United States President Barack Obama has called for the release of three journalists convicted of terrorism related charges in Egypt.
“The specific issue of the Al Jazeera journalists in Egypt, we’ve been clear both publicly and privately that they should be released”, said Obama in a press conference following the US-Africa Leaders Summit.
Prime Minister Ibrahim Mehleb represented Egypt at the summit and met with Obama and US Secretary of State John Kerry during his visit to Washington.
Al Jazeera English journalists Mohamed Fahmy, Peter Greste and Baher Mohamed were each sentenced to seven years in prison on 23 June on charges of spreading false news and joining and aiding an illegal organisation, a reference to the Muslim Brotherhood, an organisation Egypt has listed as a terrorist group. Mohamed received an extra three years for being in possession of an empty bullet casing.
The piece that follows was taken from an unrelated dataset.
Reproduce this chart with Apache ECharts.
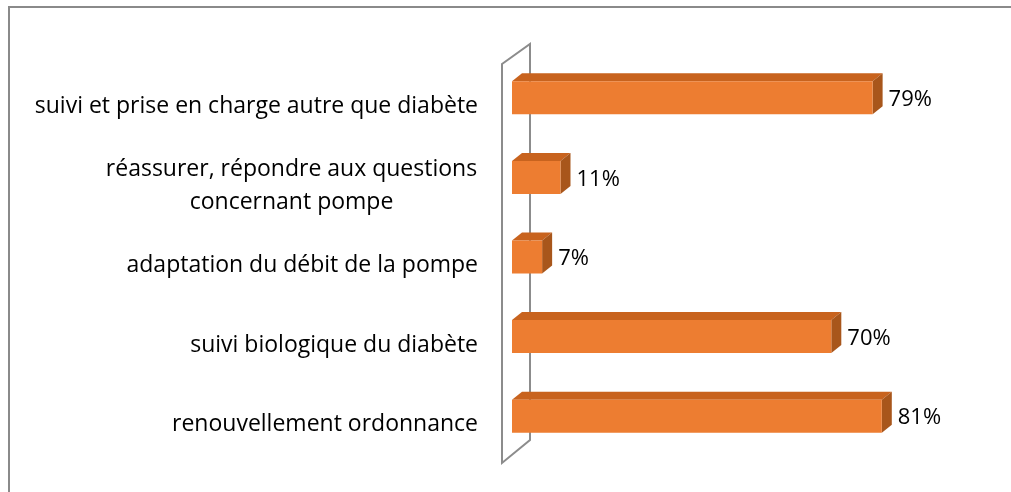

In July Egypt’s judiciary issued a response to international criticism of the verdict, stressing the trio were afforded the right to a free trial and their “rights and freedoms were never violated or infringed upon at any time”.
Egyptian President Abdel Fattah Al-Sisi said that he would “not interfere in judicial affairs” adding: “We must respect judicial rulings and refrain from commenting on them”.
The convicted journalists have insisted on their innocence throughout the trial and have criticised the verdict due to the lack of evidence against them. The prosecution presented footage of Sky News Arabia tourism reports, a popular song from the artist Gotye, images of Greste’s parents on holiday and reports by Greste for Al Jazeera from his time working in East Africa.
Kerry raised the issue of the Al Jazeera journalists with Al-Sisi when they met in June the day before the handing down of the guilty verdict. Kerry told reporters that Al-Sisi gave him a “strong sense of his commitment” to review human rights legislation and look at Egypt’s judicial procedures.